• SUPPLIED INFORMATION

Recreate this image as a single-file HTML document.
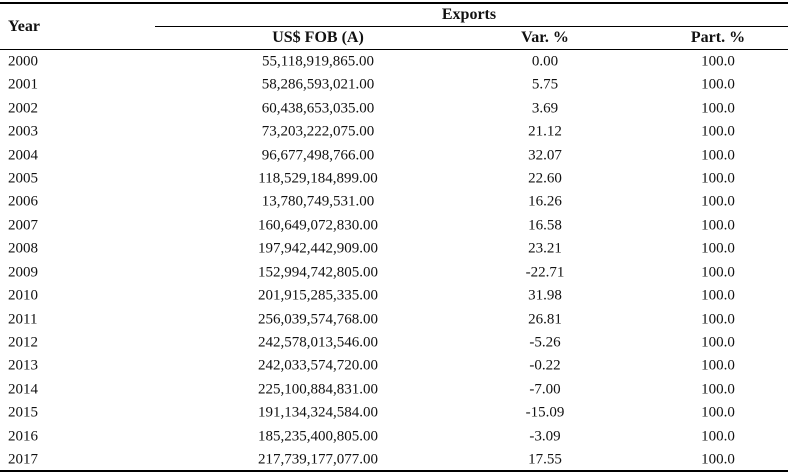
<!DOCTYPE html>
<html><head><meta charset="utf-8"><style>
body{margin:0;background:#fff;}
#t{position:relative;width:788px;height:475px;font-family:"Liberation Serif",serif;font-size:15px;color:#111;}
.c{position:absolute;white-space:nowrap;transform:translate(-50%,-50%);}
.l{position:absolute;white-space:nowrap;transform:translateY(-50%);}
.h{font-weight:bold;font-size:16px;}
.line{position:absolute;background:#000;}
</style></head><body>
<div id="t">
<div class="line" style="left:0;top:2px;width:788px;height:2px"></div>
<div class="line" style="left:155px;top:26px;width:633px;height:1px"></div>
<div class="line" style="left:0;top:49px;width:788px;height:1px"></div>
<div class="line" style="left:0;top:470px;width:788px;height:2px"></div>
<div class="l h" style="left:8px;top:27px">Year</div>
<div class="c h" style="left:469px;top:15px">Exports</div>
<div class="c h" style="left:318px;top:38px">US$ FOB (A)</div>
<div class="c h" style="left:545px;top:38px">Var. %</div>
<div class="c h" style="left:718px;top:38px">Part. %</div>
</div>
<script>
const years=["2000","2001","2002","2003","2004","2005","2006","2007","2008","2009","2010","2011","2012","2013","2014","2015","2016","2017"];
const fob=["55,118,919,865.00","58,286,593,021.00","60,438,653,035.00","73,203,222,075.00","96,677,498,766.00","118,529,184,899.00","13,780,749,531.00","160,649,072,830.00","197,942,442,909.00","152,994,742,805.00","201,915,285,335.00","256,039,574,768.00","242,578,013,546.00","242,033,574,720.00","225,100,884,831.00","191,134,324,584.00","185,235,400,805.00","217,739,177,077.00"];
const varp=["0.00","5.75","3.69","21.12","32.07","22.60","16.26","16.58","23.21","-22.71","31.98","26.81","-5.26","-0.22","-7.00","-15.09","-3.09","17.55"];
const part=["100.0","100.0","100.0","100.0","100.0","100.0","100.0","100.0","100.0","100.0","100.0","100.0","100.0","100.0","100.0","100.0","100.0","100.0"];
const t=document.getElementById('t');
function cell(cls,x,y,txt,name){const d=document.createElement('div');d.className=cls;d.style.left=x+'px';d.style.top=y+'px';d.textContent=txt;


t.appendChild(d);}
years.forEach((y,i)=>{const yy=62+i*23.41;
cell('l',8,yy,y,'year-cell');
cell('c',318,yy,fob[i],'fob-cell');
cell('c',545,yy,varp[i],'var-cell');
cell('c',718,yy,part[i],'part-cell');});
</script>
</body></html>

• YOUR TASK
Output a faithful copy of the data, with each picture left out.

• WRITTEN ANSWER
Recreate this image as a single-file HTML document.
<!DOCTYPE html>
<html><head><meta charset="utf-8"><style>
body{margin:0;background:#fff;}
#t{position:relative;width:788px;height:475px;font-family:"Liberation Serif",serif;font-size:15px;color:#111;}
.c{position:absolute;white-space:nowrap;transform:translate(-50%,-50%);}
.l{position:absolute;white-space:nowrap;transform:translateY(-50%);}
.h{font-weight:bold;font-size:16px;}
.line{position:absolute;background:#000;}
</style></head><body>
<div id="t">
<div class="line" style="left:0;top:2px;width:788px;height:2px"></div>
<div class="line" style="left:155px;top:26px;width:633px;height:1px"></div>
<div class="line" style="left:0;top:49px;width:788px;height:1px"></div>
<div class="line" style="left:0;top:470px;width:788px;height:2px"></div>
<div class="l h" style="left:8px;top:27px">Year</div>
<div class="c h" style="left:469px;top:15px">Exports</div>
<div class="c h" style="left:318px;top:38px">US$ FOB (A)</div>
<div class="c h" style="left:545px;top:38px">Var. %</div>
<div class="c h" style="left:718px;top:38px">Part. %</div>
</div>
<script>
const years=["2000","2001","2002","2003","2004","2005","2006","2007","2008","2009","2010","2011","2012","2013","2014","2015","2016","2017"];
const fob=["55,118,919,865.00","58,286,593,021.00","60,438,653,035.00","73,203,222,075.00","96,677,498,766.00","118,529,184,899.00","13,780,749,531.00","160,649,072,830.00","197,942,442,909.00","152,994,742,805.00","201,915,285,335.00","256,039,574,768.00","242,578,013,546.00","242,033,574,720.00","225,100,884,831.00","191,134,324,584.00","185,235,400,805.00","217,739,177,077.00"];
const varp=["0.00","5.75","3.69","21.12","32.07","22.60","16.26","16.58","23.21","-22.71","31.98","26.81","-5.26","-0.22","-7.00","-15.09","-3.09","17.55"];
const part=["100.0","100.0","100.0","100.0","100.0","100.0","100.0","100.0","100.0","100.0","100.0","100.0","100.0","100.0","100.0","100.0","100.0","100.0"];
const t=document.getElementById('t');
function cell(cls,x,y,txt,name){const d=document.createElement('div');d.className=cls;d.style.left=x+'px';d.style.top=y+'px';d.textContent=txt;


t.appendChild(d);}
years.forEach((y,i)=>{const yy=62+i*23.41;
cell('l',8,yy,y,'year-cell');
cell('c',318,yy,fob[i],'fob-cell');
cell('c',545,yy,varp[i],'var-cell');
cell('c',718,yy,part[i],'part-cell');});
</script>
</body></html>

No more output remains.